Thursday’s campus referendum on independence is more than just a practice run for the campaign in 2014, and more than just a statistic which will be used by either the Yes or No camp to gauge reception amongst students. It will be national news, a PR victory for one side, and a boost to the referendum itself. It is crucial for students to engage with this debate, and it is crucial to vote Yes.
This should not be a referendum about Scottish nationalism or national identity. I am not a nationalist, and it is disappointing that yesterday in the Glasgow Guardian we saw a supporter of the Yes campaign frame his support in terms of his ‘ancestors, the Scottish masses’. It is these attitudes that will lose a referendum, and fails to recognise that Scotland is far from one white, English-speaking, homogenous mass. It is tired, out of date, and straight from Braveheart. I am not interested in building a campaign based on getting people to vote because they are born in Scotland, and doesn’t reflect the international and multicultural nature of places like Glasgow University. I am interested in an independent Scotland rooted in social justice.
As it stands the Yes campaign faces problems. It has found itself in a position where Better Together asks/accuses, Yes Scotland answers and so on. The debate has moved on from abstract questions about constitutions and legal issues and this has not been recognised by them. In short, Yes Scotland is failing to go on the offensive and show what the grim consequences of staying in the Union are. As former SNP Deputy Leader Jim Sillars states in a recent Scotsman article “There is nothing to be afraid of in a Yes campaign that reveals the weakness of what the No side is asking us to abide with”.

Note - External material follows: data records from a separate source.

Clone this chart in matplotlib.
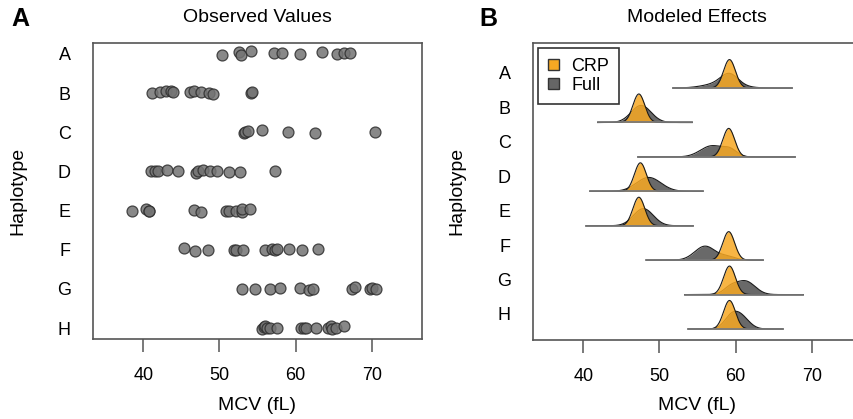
import numpy as np
import matplotlib
matplotlib.use("Agg")
import matplotlib.pyplot as plt
from matplotlib.patches import Patch

plt.rcParams['font.family'] = ['Liberation Sans', 'DejaVu Sans']

haplotypes = ["A", "B", "C", "D", "E", "F", "G", "H"]

# Observed MCV values per haplotype (panel A)
obs_A = [50.4, 52.6, 52.8, 54.1, 57.2, 58.2, 60.6, 63.5, 65.5, 66.4, 67.1]
obs_B = [41.2, 42.2, 43.0, 43.6, 43.9, 46.2, 46.6, 47.6, 48.6, 49.1, 54.1, 54.3]
obs_C = [53.2, 53.4, 53.7, 55.6, 59.0, 62.6, 70.4]
obs_D = [41.0, 41.5, 42.0, 43.1, 44.6, 46.9, 47.2, 47.8, 48.7, 49.7, 51.3, 52.7, 57.3]
obs_E = [38.5, 40.4, 40.7, 40.8, 46.7, 47.6, 50.8, 51.3, 52.2, 52.9, 53.0, 54.0]
obs_F = [45.4, 46.8, 48.5, 51.9, 52.2, 53.1, 56.0, 56.9, 57.3, 57.6, 59.2, 60.8, 62.9]
obs_G = [52.9, 54.7, 56.6, 57.9, 60.6, 61.8, 62.3, 67.4, 67.8, 69.8, 70.1, 70.5]
obs_H = [55.6, 55.8, 56.0, 56.3, 56.6, 57.6, 60.7, 61.1, 61.4, 62.7, 64.3, 64.6, 64.8, 65.3, 66.4]
observed = [obs_A, obs_B, obs_C, obs_D, obs_E, obs_F, obs_G, obs_H]

# small vertical jitter seen in panel A (in row units)
jit_A = [-0.03, 0.05, -0.02, 0.08, 0.02, 0.03, 0.0, 0.06, 0.0, 0.02, 0.02]
jit_B = [0.0, 0.04, 0.05, 0.06, 0.03, 0.03, 0.05, 0.03, 0.0, -0.02, 0.0, 0.03]
jit_C = [-0.02, 0.0, 0.02, 0.05, 0.0, -0.03, 0.0]
jit_D = [0.0, 0.0, 0.0, 0.03, 0.0, -0.04, 0.0, 0.03, 0.02, 0.0, -0.01, -0.01, 0.02]
jit_E = [-0.02, 0.05, 0.0, 0.0, 0.02, -0.04, 0.0, -0.01, 0.0, -0.03, 0.03, 0.05]
jit_F = [0.05, -0.03, 0.0, 0.0, -0.01, -0.01, 0.0, 0.02, 0.0, 0.01, 0.03, 0.0, 0.03]
jit_G = [0.0, 0.0, 0.0, 0.03, 0.03, -0.02, 0.0, -0.01, 0.04, 0.0, 0.01, -0.01]
jit_H = [-0.03, 0.02, 0.05, 0.0, 0.0, 0.0, 0.0, 0.0, 0.0, 0.0, 0.0, 0.06, -0.03, 0.0, 0.04]
jitter = [jit_A, jit_B, jit_C, jit_D, jit_E, jit_F, jit_G, jit_H]

# Modeled effects (panel B): CRP posterior (mean, sd)
crp_mean = [59.2, 47.3, 59.1, 47.5, 47.3, 59.1, 59.2, 59.2]
crp_sd = [0.78, 0.78, 0.78, 0.78, 0.78, 0.78, 0.78, 0.78]
# Full model posterior as two-component mixture
full_w1 = [0.5, 1.0, 0.75, 1.0, 1.0, 0.85, 0.25, 0.35]
full_m1 = [59.2, 47.6, 56.9, 48.6, 47.9, 56.0, 59.3, 59.3]
full_s1 = [1.1, 1.3, 1.5, 1.6, 1.3, 1.35, 0.9, 0.9]
full_m2 = [58.3, 47.6, 59.3, 48.6, 47.9, 59.0, 61.3, 60.6]
full_s2 = [2.2, 1.3, 0.9, 1.6, 1.3, 1.0, 1.25, 1.1]
# range of each density curve
range_lo = [51.8, 41.9, 47.2, 40.9, 40.4, 48.3, 53.3, 53.8]
range_hi = [67.4, 54.3, 67.8, 55.7, 54.4, 63.6, 68.9, 66.2]

xticks = [40, 50, 60, 70]

W, H = 854, 419
fig = plt.figure(figsize=(W / 100, H / 100), dpi=100)

def fx(px):
    return px / W

def fy(py):
    return 1 - py / H

ax1 = fig.add_axes([fx(93), fy(339), (422 - 93) / W, (339 - 43) / H])
ax2 = fig.add_axes([fx(533), fy(340), (422 - 93) / W, (340 - 43) / H])

spine_col = "#555555"
for ax in (ax1, ax2):
    for s in ax.spines.values():
        s.set_color(spine_col)
        s.set_linewidth(1.2)
    ax.set_xlim(33.4, 76.6)
    ax.set_xticks(xticks)
    ax.set_xticklabels([str(t) for t in xticks])
    ax.tick_params(axis='x', length=9, width=1.1, color=spine_col, pad=11, labelsize=13)
    ax.tick_params(axis='y', length=0, labelsize=13, pad=16)

# Panel A
n = len(haplotypes)
for i, (vals, jit) in enumerate(zip(observed, jitter)):
    ypos = n - i
    ax1.scatter(vals, [ypos + j for j in jit], s=62, c="#737373", alpha=0.85,
                edgecolors="#2e2e2e", linewidths=0.9, zorder=3)
ax1.set_ylim(0.72, 8.28)
ax1.set_yticks([n - i for i in range(n)])
ax1.set_yticklabels(haplotypes)

# Panel B
scale = 1.62
def npdf(x, m, s):
    return np.exp(-0.5 * ((x - m) / s) ** 2) / (s * np.sqrt(2 * np.pi))

orange = "#F7A823"
gray = "#595959"
for i in range(n):
    base = n - i
    xs = np.linspace(range_lo[i], range_hi[i], 600)
    full = full_w1[i] * npdf(xs, full_m1[i], full_s1[i]) + (1 - full_w1[i]) * npdf(xs, full_m2[i], full_s2[i])
    crp = npdf(xs, crp_mean[i], crp_sd[i])
    z = i * 0.01
    ax2.fill_between(xs, base, base + scale * full, color=gray, alpha=0.9, lw=0, zorder=3 + z)
    ax2.plot(xs, base + scale * full, color="#1a1a1a", lw=0.8, zorder=3.5 + z)
    ax2.fill_between(xs, base, base + scale * crp, color=orange, alpha=0.85, lw=0, zorder=4 + z)
    ax2.plot(xs, base + scale * crp, color="#1a1a1a", lw=0.8, zorder=4.5 + z)
    ax2.plot([range_lo[i], range_hi[i]], [base, base], color="#7a7a7a", lw=1.3, zorder=5 + z)

ax2.set_ylim(0.68, 9.31)
ax2.set_yticks([n - i + 0.44 for i in range(n)])
ax2.set_yticklabels(haplotypes)

leg = ax2.legend(handles=[Patch(facecolor=orange, edgecolor="#333333", label="CRP"),
                          Patch(facecolor="#666666", edgecolor="#333333", label="Full")],
                 loc="upper left", bbox_to_anchor=(0.015, 0.983), borderaxespad=0,
                 fontsize=13, handlelength=0.6, handleheight=0.6, handletextpad=0.7,
                 labelspacing=0.1, borderpad=0.55, fancybox=False, framealpha=1,
                 edgecolor="#333333")
leg.get_frame().set_linewidth(1.2)

# Titles and labels
fig.text(fx((93 + 422) / 2), fy(18), "Observed Values", ha="center", va="center", fontsize=14)
fig.text(fx(697), fy(18), "Modeled Effects", ha="center", va="center", fontsize=14)
fig.text(fx(20), fy(19), "A", ha="center", va="center", fontsize=18, fontweight="bold")
fig.text(fx(488), fy(19), "B", ha="center", va="center", fontsize=18, fontweight="bold")
fig.text(fx(18), fy(191), "Haplotype", ha="center", va="center", rotation=90, fontsize=14)
fig.text(fx(457), fy(191), "Haplotype", ha="center", va="center", rotation=90, fontsize=14)
fig.text(fx((93 + 422) / 2), fy(405), "MCV (fL)", ha="center", va="center", fontsize=14)
fig.text(fx(697), fy(405), "MCV (fL)", ha="center", va="center", fontsize=14)

fig.savefig("out.png", dpi=100)
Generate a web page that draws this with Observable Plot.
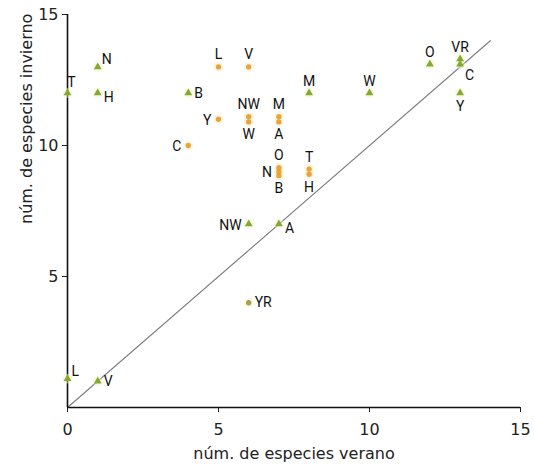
<!DOCTYPE html>
<html><head><meta charset="utf-8">
<script src="https://cdn.jsdelivr.net/npm/d3@7"></script>
<script src="https://cdn.jsdelivr.net/npm/@observablehq/plot@0.6"></script>
<style>body{margin:0;background:#fff}</style>
</head><body><div id="chart"></div>
<script>
// Green triangles
const greenSites    = ["T","N","H","B","M","W","O","VR","C","Y","NW","A","L","V"];
const greenVerano   = [0, 1, 1, 4, 8, 10, 12, 13, 13, 13, 6, 7, 0, 1];
const greenInvierno = [12, 13, 12, 12, 12, 12, 13.1, 13.3, 13.1, 12, 7, 7, 1.1, 1];
const greenLabelPos = ["nr","ne","se","e","n","n","n","n","sse","s","w","se","ne","e"];

// Orange circles
const orangeSites    = ["L","V","Y","NW","W","M","A","C","O","N","B","T","H"];
const orangeVerano   = [5, 6, 5, 6, 6, 7, 7, 4, 7, 7, 7, 8, 8];
const orangeInvierno = [13, 13, 11, 11.1, 10.9, 11.1, 10.9, 10, 9.15, 9, 8.85, 9.1, 8.9];
const orangeLabelPos = ["n","n","w","n","s","n","s","w","n","w","s","n","s"];

// Olive circle
const oliveSites    = ["YR"];
const oliveVerano   = [6];
const oliveInvierno = [4];
const oliveLabelPos = ["e"];

const xTicks = [0, 5, 10, 15];
const yTicks = [5, 10, 15];
const identityLine = [0, 14];
const xTitle = ["núm. de especies verano"];
const yTitle = ["núm. de especies invierno"];

const mk = (sites, xs, ys, pos) => sites.map((s, i) => ({site: s, verano: xs[i], invierno: ys[i], pos: pos[i]}));
const green = mk(greenSites, greenVerano, greenInvierno, greenLabelPos);
const orange = mk(orangeSites, orangeVerano, orangeInvierno, orangeLabelPos);
const olive = mk(oliveSites, oliveVerano, oliveInvierno, oliveLabelPos);
const all = [...green, ...orange, ...olive];

const placement = {
  n:   {dx: 0,  dy: -12, anchor: "middle"},
  nr:  {dx: 4,  dy: -11, anchor: "middle"},
  s:   {dx: 0,  dy: 13,  anchor: "middle"},
  e:   {dx: 6,  dy: 0,   anchor: "start"},
  w:   {dx: -7, dy: 1,   anchor: "end"},
  ne:  {dx: 4,  dy: -7,  anchor: "start"},
  se:  {dx: 6,  dy: 4,   anchor: "start"},
  sse: {dx: 5,  dy: 11,  anchor: "start"}
};
const labelFont = "Roboto, 'Liberation Sans', sans-serif";
const labelMarks = Object.entries(placement).map(([code, p]) =>
  Plot.text(all.filter(d => d.pos === code), {
    x: "verano", y: "invierno", text: "site",
    dx: p.dx, dy: p.dy, textAnchor: p.anchor,
    fontSize: 14, fontWeight: "normal", fontFamily: labelFont, fill: "#111"
  })
);

const chart = Plot.plot({
  width: 534, height: 467,
  marginLeft: 67, marginRight: 14, marginTop: 14, marginBottom: 60,
  style: {fontFamily: "'DejaVu Sans', sans-serif", background: "#fff", color: "#222"},
  x: {domain: [0, 15]},
  y: {domain: [0, 15]},
  marks: [
    Plot.axisX({ticks: xTicks, tickSize: 5, tickPadding: 11, fontSize: 16, label: null}),
    Plot.axisY({ticks: yTicks, tickSize: 5, tickPadding: 4, fontSize: 16, label: null}),
    Plot.text(xTitle, {frameAnchor: "bottom", dy: 51, fontSize: 16, fill: "#222", text: d => d, lineAnchor: "bottom"}),
    Plot.text(yTitle, {frameAnchor: "left", rotate: -90, dx: -36, dy: 13, fontSize: 16, fill: "#222", text: d => d, lineAnchor: "bottom"}),
    Plot.line(identityLine, {x: d => d, y: d => d, stroke: "#808080", strokeWidth: 1.2}),
    Plot.ruleX([0], {stroke: "#111", strokeWidth: 1.6}),
    Plot.ruleY([0], {stroke: "#111", strokeWidth: 1.6}),
    Plot.dot(all, {x: "verano", y: "invierno", r: 5, fill: "#f4f0c4", fillOpacity: 0.45}),
    Plot.dot(green, {x: "verano", y: "invierno", symbol: "triangle", r: 2.9, fill: "#82a930"}),
    Plot.dot(orange, {x: "verano", y: "invierno", r: 2.7, fill: "#e99a2a", fillOpacity: 0.9}),
    Plot.dot(olive, {x: "verano", y: "invierno", r: 2.7, fill: "#a9a04a"}),
    ...labelMarks
  ]
});
document.getElementById("chart").append(chart);
</script>
</body></html>
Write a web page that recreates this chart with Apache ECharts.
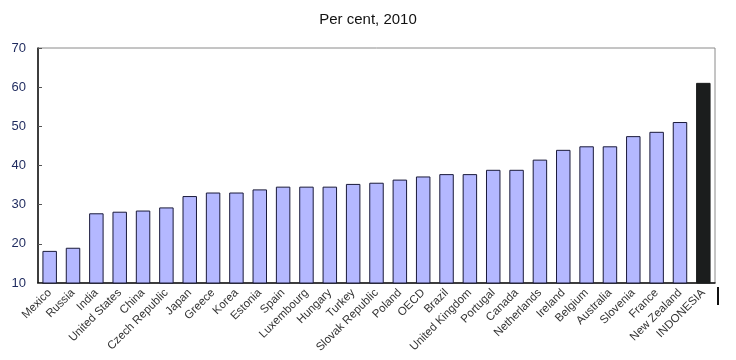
<!DOCTYPE html>
<html>
<head>
<meta charset="utf-8">
<script src="https://cdn.jsdelivr.net/npm/echarts@6/dist/echarts.min.js"></script>
<style>html,body{margin:0;padding:0;background:#fff;}#c{width:736px;height:360px;}</style>
</head>
<body>
<div id="c"></div>
<script>
var categories = ["Mexico","Russia","India","United States","China","Czech Republic","Japan","Greece","Korea","Estonia","Spain","Luxembourg","Hungary","Turkey","Slovak Republic","Poland","OECD","Brazil","United Kingdom","Portugal","Canada","Netherlands","Ireland","Belgium","Australia","Slovenia","France","New Zealand","INDONESIA"];
var values = [18.2,19.0,27.8,28.2,28.5,29.3,32.2,33.1,33.1,33.9,34.6,34.6,34.6,35.3,35.6,36.4,37.2,37.8,37.8,38.9,38.9,41.5,44.0,44.9,44.9,47.5,48.6,51.1,61.1];
var highlight = "INDONESIA";
var yTicks = [10,20,30,40,50,60,70];

var chart = echarts.init(document.getElementById('c'), null, {renderer:'canvas'});
var data = values.map(function(v,i){
  if (categories[i] === highlight) {
    return {value:v, itemStyle:{color:'#1b1d1d', borderColor:'#1b1d1d'}};
  }
  return v;
});
chart.setOption({
  animation:false,
  title:{text:'Per cent, 2010', left:'center', top:7,
    textStyle:{fontFamily:'Liberation Sans', fontSize:15, fontWeight:'normal', color:'#111'}},
  grid:{left:38, right:21, top:48, bottom:77, show:true, borderColor:'#8a8a8a', borderWidth:1},
  xAxis:{type:'category', data:categories,
    axisLine:{lineStyle:{color:'#111', width:1.5}},
    axisTick:{show:false},
    axisLabel:{rotate:45, interval:0, fontFamily:'Liberation Sans', fontSize:11.5, color:'#333', margin:8}},
  yAxis:{type:'value', min:yTicks[0], max:yTicks[yTicks.length-1], interval:10,
    splitLine:{show:false},
    axisLine:{show:true, lineStyle:{color:'#111', width:1.5}},
    axisTick:{show:true, inside:true, length:4, lineStyle:{color:'#555'}},
    axisLabel:{fontFamily:'Liberation Sans', fontSize:13, color:'#1e2a5e', margin:12}},
  series:[{type:'bar', data:data, barWidth:'62%',
    itemStyle:{color:'#b4b8ff', borderColor:'#1a1a3a', borderWidth:1}}],
  graphic:[{type:'line', shape:{x1:718, y1:287, x2:718, y2:305}, style:{stroke:'#111', lineWidth:2}}]
});
</script>
</body>
</html>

Less than thirty miles from Glasgow are 180 Trident nuclear warheads eight times more powerful than the atomic bomb dropped on Hiroshima. In 2016, these will be renewed, replaced – at a cost of £100 billion. At the same time as arming Britain to the teeth with nukes, we are seeing cuts to Higher and Further education on a scale never seen before. University and college budgets are being slashed. Courses are closing. RUK students wanting to study pay thousands of pounds a year for tuition, and the situation is getting worse. I think education is a right and not a privilege. We need to scrap Trident and fund education.
Voting for independence guarantees a Britain free from nuclear weapons, something which has been recognised both by experts and by the Campaign for Nuclear Disarmament. Faslane Naval Base is the only location that Trident can be placed – there’s nowhere else in Britain they can go, and it would take decades to build a replacement facility. This means £100 billion is freed up to re-invest into higher and further education. Wherever you are in the UK, £9K a year fees are an outrage. An independent Scotland can keep maintaining a system which is free from fees, and extend this to RUK students. As the plans for Trident renewal have already been put in place by Westminster, this is the only way we can rid Britain from these weapons of mass destruction.
A victory for the Better Together campaign would be a victory for some of the most reactionary elements of society and an endorsement of the Con-Dem austerity agenda. It is clear that Britain is broken – we are one of the most unequal societies in Europe. This point appeals oblivious to campaigners on campus sporting the slogan ‘UK OK’, an idiom which is offensive for a number of reasons. The UK is not OK. We are not ‘better together’ when the life expectancy of people living around the Red Road Flats in Glasgow is lower than in Iraq. UK is not OK when a Westminster government has led to thousands being murdered in Fallujah and Kabul. We are not ‘better together’ when disability benefits are being slashed at the same time as Vodafone and Starbucks don’t pay millions in Corporation Tax. I don’t want an ‘OK’ UK, I want a better one where education is free and public services are not cut – voting Yes is the only way this will happen. The Better Together campaign at the university might as well start wearing t-shirts emblazoned with ‘£9K OK’ because it is these positions that it defends by being part of the campaign.
We need a radical independence that doesn’t buy into scaremongering stories. In my opinion it is clear that we cannot stay a part of a regressive, militarist UK which cuts services and attacks the poor. The exact specifics of what independence will look like are still up for debate, but one thing is certain – that a Yes vote in 2014 will end nuclear weapons and defend the education we fought for. We need to fund education and scrap trident. We need to vote Yes.